Алина надрывно плакала, и мне пришлось успокаивать ее, поэтому никак не получалось подслушать, в чем смысл их конфликта.
Плюс к тому, когда папа называл маму такими унизительными словами, мне и самой хотелось расплакаться, заткнуть уши или спрятаться под подушку, чтобы не слышать. Это была первая подобная ссора на моей памяти. Раньше они как-то умудрялись решить спорные моменты без криков и взаимных оскорблений.
Потом все внезапно затихло. С трудом я уложила сестренку спать и сама, прорыдав несколько часов, отключилась.
А утром узнала, что мама забрала Алинку и уехала. Навсегда. С Владимиром. Не попрощавшись со мной. Оставив меня отцу.
Это был удар в самое сердце.
Они развелись быстро. Без многочисленных судебных процессов. Мама просто написала отказ от меня. Без каких-либо попыток получить право видеться или даже жить вместе.
— Дочь, — провел со мной беседу отец в своем духе, без лишних сантиментов, — ты у меня разумная девочка, все понимаешь, поэтому поговорим как взрослые. Я застал твою мать в постели со своим водителем. Они уже давно спят вместе. И Алина — не моя дочь, а его. Поэтому она забрала ее, а не тебя. Сказала, что хочет жить с ребёнком от любимого мужчины, а не от меня. Меня она, оказывается, уже давно ненавидит. Видимо, ненависть ко мне повлияла и на ее отношение к тебе. Она решила порвать с нами полностью и бесповоротно. Будет строить новую семью. Мы с тобой ей больше не нужны.

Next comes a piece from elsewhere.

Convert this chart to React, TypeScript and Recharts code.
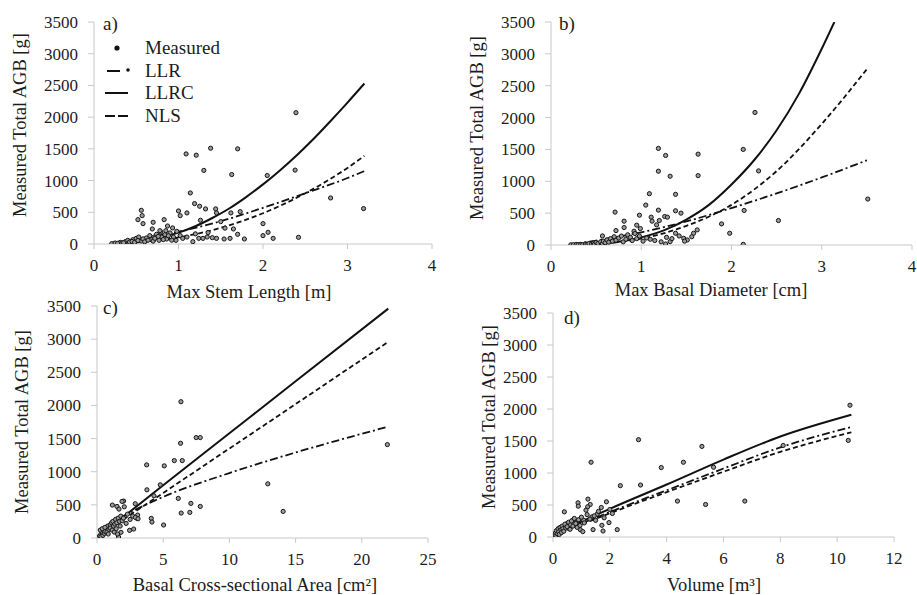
import { ComposedChart, Scatter, Line, XAxis, YAxis } from "recharts";

type Pt = [number, number];

// ---- shared axis ticks ----
const agbTicks = [0, 500, 1000, 1500, 2000, 2500, 3000, 3500];
const stemTicks = [0, 1, 2, 3, 4];
const diamTicks = [0, 1, 2, 3, 4];
const areaTicks = [0, 5, 10, 15, 20, 25];
const volTicks = [0, 2, 4, 6, 8, 10, 12];

// ---- a) max stem length ----
const stemMeasured: Pt[] = [
  [2.39, 2070], [1.09, 1420], [1.21, 1400], [1.38, 1510], [1.7, 1500], [1.3, 1160],
  [1.63, 1095], [2.05, 1080], [2.38, 1165], [1.14, 805], [1.19, 637], [1.25, 595],
  [1.32, 553], [1.44, 553], [2.8, 726], [3.19, 558], [1.0, 521], [1.1, 490],
  [1.02, 447], [0.56, 531], [0.57, 447], [0.52, 384], [0.58, 321], [0.7, 342],
  [0.83, 384], [0.87, 284], [0.93, 253], [1.26, 374], [1.45, 490], [1.5, 353],
  [1.62, 490], [1.73, 510], [1.65, 237], [1.7, 153], [1.78, 79], [2.0, 321],
  [2.0, 132], [2.06, 184], [2.12, 89], [2.42, 105], [0.21, 5], [0.25, 16],
  [0.31, 26], [0.37, 37], [0.4, 58], [0.46, 68], [0.5, 89], [0.53, 110],
  [0.56, 47], [0.62, 95], [0.66, 132], [0.68, 68], [0.71, 110], [0.74, 153],
  [0.77, 58], [0.8, 110], [0.84, 147], [0.86, 79], [0.9, 174], [0.94, 110],
  [0.97, 58], [1.02, 132], [1.05, 89], [1.1, 110], [1.17, 37], [1.24, 89],
  [1.29, 89], [1.34, 110], [1.4, 100], [1.45, 89], [1.54, 79], [1.61, 89],
  [0.28, 10], [0.33, 15], [0.35, 20], [0.42, 30], [0.45, 40], [0.48, 25],
  [0.52, 55], [0.58, 80], [0.6, 35], [0.64, 60], [0.7, 45], [0.72, 90],
  [0.76, 120], [0.82, 70], [0.88, 130], [0.92, 60], [0.98, 200], [0.79, 190],
  [0.85, 210], [0.69, 237], [0.78, 210], [1.2, 160], [1.35, 180], [1.55, 250],
];
const stemLLR: Pt[] = [
  [0.2, 18], [0.5, 70], [1.0, 195], [1.5, 360], [2.0, 570], [2.5, 800], [3.0, 1040], [3.2, 1150],
];
const stemLLRC: Pt[] = [
  [0.2, 3], [0.4, 20], [0.6, 55], [0.8, 110], [1.0, 180], [1.2, 280], [1.4, 410], [1.6, 560],
  [1.8, 740], [2.0, 940], [2.2, 1160], [2.4, 1400], [2.6, 1660], [2.8, 1940], [3.0, 2230], [3.2, 2530],
];
const stemNLS: Pt[] = [
  [0.2, 2], [0.5, 22], [1.0, 103], [1.5, 255], [2.0, 485], [2.5, 800], [3.0, 1200], [3.2, 1390],
];

// ---- b) max basal diameter ----
const diamMeasured: Pt[] = [
  [2.26, 2080], [1.19, 1516], [1.27, 1405], [1.63, 1426], [1.19, 1158], [1.32, 1079],
  [1.63, 1089], [2.13, 1500], [2.3, 1163], [1.09, 805], [1.38, 795], [3.51, 721],
  [1.05, 626], [1.19, 547], [1.38, 537], [1.44, 500], [0.71, 516], [2.14, 542],
  [2.52, 384], [1.89, 331], [1.98, 184], [2.13, 10], [0.98, 468], [1.11, 437],
  [1.12, 374], [1.26, 447], [1.29, 437], [0.81, 374], [0.81, 274], [0.95, 311],
  [0.99, 258], [0.72, 226], [0.92, 216], [1.2, 384], [1.17, 316], [1.62, 237],
  [1.58, 184], [1.38, 184], [1.42, 142], [1.47, 105], [1.51, 79], [1.32, 53],
  [1.27, 16], [0.57, 142], [0.22, 3], [0.25, 5], [0.28, 8], [0.3, 4], [0.33, 10],
  [0.35, 6], [0.38, 15], [0.4, 12], [0.42, 22], [0.45, 18], [0.47, 30], [0.48, 10],
  [0.5, 40], [0.52, 25], [0.55, 50], [0.57, 20], [0.58, 60], [0.6, 35], [0.62, 80],
  [0.64, 45], [0.66, 100], [0.68, 60], [0.7, 130], [0.72, 75], [0.75, 110],
  [0.78, 140], [0.8, 50], [0.83, 90], [0.85, 160], [0.88, 120], [0.9, 70],
  [0.93, 180], [0.95, 100], [0.98, 140], [1.02, 60], [1.06, 110], [1.1, 90],
  [1.15, 70], [1.22, 50], [1.28, 120], [1.34, 100], [1.56, 130], [1.48, 60],
];
const diamLLR: Pt[] = [
  [0.25, 12], [0.5, 70], [1.0, 200], [1.5, 370], [2.0, 580], [2.5, 810], [3.0, 1060], [3.5, 1330],
];
const diamLLRC: Pt[] = [
  [0.25, 1], [0.5, 15], [0.75, 50], [1.0, 120], [1.25, 230], [1.5, 400], [1.75, 630],
  [2.0, 950], [2.25, 1330], [2.5, 1800], [2.75, 2380], [3.0, 3080], [3.14, 3500],
];
const diamNLS: Pt[] = [
  [0.25, 2], [0.5, 16], [1.0, 100], [1.5, 300], [2.0, 630], [2.5, 1160], [3.0, 1900], [3.5, 2760],
];

// ---- c) basal cross-sectional area ----
const areaMeasured: Pt[] = [
  [6.34, 2056], [6.31, 1429], [7.49, 1515], [7.8, 1515], [5.84, 1168], [6.44, 1168],
  [3.75, 1103], [5.08, 1088], [21.93, 1409], [4.78, 802], [12.9, 817], [3.77, 727],
  [4.3, 637], [6.14, 597], [7.09, 522], [7.8, 476], [6.36, 376], [7.01, 386],
  [14.06, 401], [2.89, 517], [4.1, 296], [4.15, 241], [5.03, 196], [2.01, 557],
  [1.89, 552], [1.16, 497], [1.51, 476], [1.66, 436], [2.06, 471], [3.02, 296],
  [3.07, 346], [2.77, 135], [2.46, 115], [1.63, 15], [1.81, 85], [0.1, 10],
  [0.2, 30], [0.3, 60], [0.3, 20], [0.4, 80], [0.45, 40], [0.5, 120], [0.55, 70],
  [0.6, 100], [0.7, 150], [0.75, 90], [0.8, 180], [0.85, 60], [0.9, 130],
  [1.0, 200], [1.0, 150], [1.1, 230], [1.15, 120], [1.2, 250], [1.25, 180],
  [1.3, 90], [1.35, 210], [1.4, 280], [1.45, 140], [1.5, 230], [1.55, 60],
  [1.6, 300], [1.7, 250], [1.75, 180], [1.8, 330], [1.9, 260], [2.0, 300],
  [2.2, 220], [2.3, 360], [2.5, 280], [2.7, 330], [2.9, 310], [3.1, 290],
  [0.25, 120], [0.4, 140], [0.6, 160],
];
const areaLLR: Pt[] = [
  [0, 0], [0.5, 130], [1, 210], [2, 330], [5, 620], [10, 980], [15, 1290], [22, 1680],
];
const areaLLRC: Pt[] = [
  [0, 0], [2, 320], [5, 795], [10, 1580], [15, 2365], [22, 3460],
];
const areaNLS: Pt[] = [
  [0, 0], [2, 280], [5, 680], [10, 1350], [15, 2020], [22, 2960],
];

// ---- d) volume ----
const volMeasured: Pt[] = [
  [10.45, 2059], [3.01, 1520], [5.24, 1415], [1.34, 1168], [3.81, 1085], [4.59, 1168],
  [10.39, 1509], [2.37, 802], [3.08, 812], [4.38, 561], [5.37, 508], [6.75, 561],
  [8.1, 1430], [5.65, 1090], [0.4, 393], [0.88, 534], [0.89, 482], [1.23, 592],
  [1.31, 508], [1.22, 472], [1.16, 419], [1.88, 550], [1.7, 461], [1.41, 115],
  [1.72, 183], [1.76, 94], [1.97, 225], [2.09, 367], [2.26, 115], [0.96, 115],
  [1.05, 84], [0.7, 262], [0.49, 210], [0.84, 236], [1.08, 262], [1.37, 314],
  [1.55, 356], [0.03, 10], [0.05, 30], [0.08, 60], [0.1, 20], [0.12, 100],
  [0.15, 50], [0.18, 130], [0.2, 80], [0.22, 40], [0.25, 150], [0.28, 110],
  [0.3, 70], [0.32, 170], [0.35, 130], [0.38, 90], [0.42, 200], [0.45, 140],
  [0.5, 160], [0.55, 230], [0.6, 120], [0.62, 190], [0.65, 250], [0.7, 170],
  [0.75, 290], [0.8, 210], [0.85, 150], [0.9, 270], [0.95, 180], [1.0, 310],
  [1.1, 220], [1.2, 350], [1.3, 280], [1.45, 330], [1.5, 260], [1.6, 400],
  [1.8, 300], [2.0, 430],
];
const volLLR: Pt[] = [
  [0, 0], [0.5, 110], [1, 210], [2, 390], [4, 730], [6, 1070], [8, 1400], [10.5, 1720],
];
const volLLRC: Pt[] = [
  [0, 0], [0.5, 130], [1, 240], [2, 440], [4, 820], [6, 1210], [8, 1570], [10.5, 1910],
];
const volNLS: Pt[] = [
  [0, 0], [0.5, 100], [1, 195], [2, 370], [4, 700], [6, 1020], [8, 1330], [10.5, 1635],
];

const legendItems = ["Measured", "LLR", "LLRC", "NLS"];

const toXY = (pts: Pt[]) => pts.map(([x, y]) => ({ x, y }));

const FONT = "'Liberation Serif', 'Times New Roman', serif";
const INK = "#1c1c1c";
const AXIS = "#c8c8c8";
const LLR_DASH = "8 3 2 3";
const NLS_DASH = "5 3";

const tickText = { fontFamily: FONT, fontSize: 17, fill: INK };

const dot = (props: any) => (
  <circle cx={props.cx} cy={props.cy} r={2.1} fill="#9a9a9a" stroke="#151515" strokeWidth={1} />
);

// custom ticks so the serif face and size are applied for sure
const xTick = (props: any) => (
  <text x={props.x} y={props.y + 11} textAnchor="middle" style={tickText}>
    {props.payload.value}
  </text>
);
const yTick = (props: any) => (
  <text x={props.x} y={props.y + 6} textAnchor="end" style={tickText}>
    {props.payload.value}
  </text>
);

const LegendMark = ({ kind }: { kind: string }) => (
  <svg width={40} height={12}>
    {kind === "Measured" && <circle cx={12} cy={6} r={2.6} fill="#111" />}
    {kind === "LLRC" && <line x1={0} x2={23} y1={6} y2={6} stroke="#111" strokeWidth={2} />}
    {kind === "NLS" && (
      <line x1={0} x2={23} y1={6} y2={6} stroke="#111" strokeWidth={2} strokeDasharray="10 3" />
    )}
    {kind === "LLR" && (
      <g>
        <line x1={2} x2={15} y1={6} y2={6} stroke="#111" strokeWidth={2} />
        <circle cx={23} cy={5} r={1.8} fill="#111" />
      </g>
    )}
  </svg>
);

const LegendBox = () => (
  <div style={{ position: "absolute", left: 105, top: 37, fontFamily: FONT, fontSize: 19, color: INK }}>
    {legendItems.map((k) => (
      <div key={k} style={{ height: 22.5, display: "flex", alignItems: "center" }}>
        <LegendMark kind={k} />
        <span>{k}</span>
      </div>
    ))}
  </div>
);

interface PanelProps {
  left: number;
  top: number;
  margin: { top: number; right: number; bottom: number; left: number };
  xMax: number;
  xTicks: number[];
  measured: Pt[];
  llr: Pt[];
  llrc: Pt[];
  nls: Pt[];
}

const Panel = ({ left, top, margin, xMax, xTicks, measured, llr, llrc, nls }: PanelProps) => (
  <div style={{ position: "absolute", left, top, fontFamily: FONT }}>
    <ComposedChart width={460} height={300} margin={margin} style={{ fontFamily: FONT }}>
      <XAxis
        type="number"
        dataKey="x"
        domain={[0, xMax]}
        ticks={xTicks}
        interval={0}
        height={30}
        stroke={AXIS}
        tickSize={5}
        tickMargin={11}
        tick={xTick}
        allowDataOverflow
      />
      <YAxis
        type="number"
        dataKey="y"
        domain={[0, 3500]}
        ticks={agbTicks}
        interval={0}
        width={60}
        stroke={AXIS}
        tickSize={6}
        tickMargin={10}
        tick={yTick}
        allowDataOverflow
      />
      <Scatter data={toXY(measured)} shape={dot} isAnimationActive={false} />
      <Line data={toXY(llr)} dataKey="y" type="monotone" dot={false} stroke="#111" strokeWidth={1.8}
        strokeDasharray={LLR_DASH} isAnimationActive={false} />
      <Line data={toXY(llrc)} dataKey="y" type="monotone" dot={false} stroke="#111" strokeWidth={2}
        isAnimationActive={false} />
      <Line data={toXY(nls)} dataKey="y" type="monotone" dot={false} stroke="#111" strokeWidth={1.8}
        strokeDasharray={NLS_DASH} isAnimationActive={false} />
    </ComposedChart>
  </div>
);

const Title = ({ x, y, text, rotate }: { x: number; y: number; text: string; rotate?: boolean }) => (
  <div
    style={{
      position: "absolute",
      left: x,
      top: y,
      transform: `translate(-50%, -50%)${rotate ? " rotate(-90deg)" : ""}`,
      whiteSpace: "nowrap",
      fontFamily: FONT,
      fontSize: 18.5,
      color: INK,
      lineHeight: 1,
    }}
  >
    {text}
  </div>
);

const Tag = ({ x, y, text }: { x: number; y: number; text: string }) => (
  <div
    style={{
      position: "absolute",
      left: x,
      top: y,
      transform: "translateY(-50%)",
      fontFamily: FONT,
      fontSize: 19,
      color: INK,
      lineHeight: 1,
    }}
  >
    {text}
  </div>
);

export default function App() {
  return (
    <div style={{ position: "absolute", left: 0, top: 0, width: 917, height: 595, background: "#fff", overflow: "hidden" }}>
      <Panel left={0} top={0} margin={{ top: 22, right: 28, bottom: 26, left: 34 }} xMax={4} xTicks={stemTicks}
        measured={stemMeasured} llr={stemLLR} llrc={stemLLRC} nls={stemNLS} />
      <Panel left={457} top={0} margin={{ top: 22, right: 5, bottom: 25, left: 34 }} xMax={4} xTicks={diamTicks}
        measured={diamMeasured} llr={diamLLR} llrc={diamLLRC} nls={diamNLS} />
      <Panel left={0} top={290} margin={{ top: 16, right: 32, bottom: 22, left: 37 }} xMax={25} xTicks={areaTicks}
        measured={areaMeasured} llr={areaLLR} llrc={areaLLRC} nls={areaNLS} />
      <Panel left={457} top={290} margin={{ top: 23, right: 23, bottom: 23, left: 36 }} xMax={12} xTicks={volTicks}
        measured={volMeasured} llr={volLLR} llrc={volLLRC} nls={volNLS} />

      <LegendBox />

      <Title x={20} y={125} text="Measured Total AGB [g]" rotate />
      <Title x={477} y={128} text="Measured Total AGB [g]" rotate />
      <Title x={22} y={422} text="Measured Total AGB [g]" rotate />
      <Title x={489} y={417} text="Measured Total AGB [g]" rotate />

      <Title x={249} y={292} text="Max Stem Length [m]" />
      <Title x={711} y={290} text="Max Basal Diameter [cm]" />
      <Title x={255} y={585} text="Basal Cross-sectional Area [cm²]" />
      <Title x={714} y={585} text="Volume [m³]" />

      <Tag x={103} y={23} text="a)" />
      <Tag x={559} y={23} text="b)" />
      <Tag x={103} y={307} text="c)" />
      <Tag x={564} y={317} text="d)" />
    </div>
  );
}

Помню, как слушала его без каких-либо эмоций. Он даже сказал, что гордится тем, как отважно я воспринимаю происходящее. Мол, я действительно его ребенок и приняла все лучшие его качества по наследству.
Я кивала, соглашаясь, потом пошла к себе в комнату, но не успела даже до лестницы дойти — потеряла сознание.
С того дня начался ад, затянувшийся года на два. Психиатрическая частная клиника. Дорогие врачи. Попытки вытащить меня из состояния полной апатии, постоянных депрессий и тупого нежелания жить в мире, где меня предал самый близкий человек.
В конце концов, им все же удалось приостановить моё самоуничтожение. Но я попала в другую зависимость. Теперь единственным, что мне могло доставить удовольствие, стала вкусная еда. Больше ничего. Никакие увлечения, никакие секции, никакая музыка. Ничего не радовало.
Впрочем, это никого не беспокоило. Потому что папа не страдал манией к здоровому питанию и считал мое обжорство вполне нормальным явлением. Он и сам любил вкусно и много поесть. Как и бабушка с дедушкой по его линии, которые и взяли на некоторое время опеку надо мной.
Особенно рада была бабушка. Она буквально млела от счастья, ежедневно скармливая мне просто невероятное количество своей выпечки.
Блинчики? Пирожки? Ватрушки? Плюшки? Да, деточка, кушай на здоровье!
О том, что к здоровью их рацион не имел никакого отношения, никто не задумывался.
В школу я перестала ходить, а после стабилизации моего психического состояния папа перевел меня на домашнее обучение.
Поэтому девятый и десятый класс я кое-как закончила, не выходя за пределы нашего загородного дома. Единственное, что меня еще как-то увлекало — это плавание. Оно доставляло мне удовольствие и снимало напряжение. Иначе с таким питанием я бы просто заплыла жиром. Но папа построил бассейн во дворе на теплое время года и в доме на случай плохой погоды.
Однажды осенью перед началом учебного года, когда я перешла в одиннадцатый класс, я впервые испытала желание покинуть наш дом и выбраться в город. С новым воителем я не дружила, он был абсолютно чужим для меня человеком. После того, что сделали мама и Владимир, я больше не собиралась ни с кем сближаться и была рада лишь одному факту — он настоящий профессионал своего дела, к тому же слушается меня и защитит, если возникнет необходимость.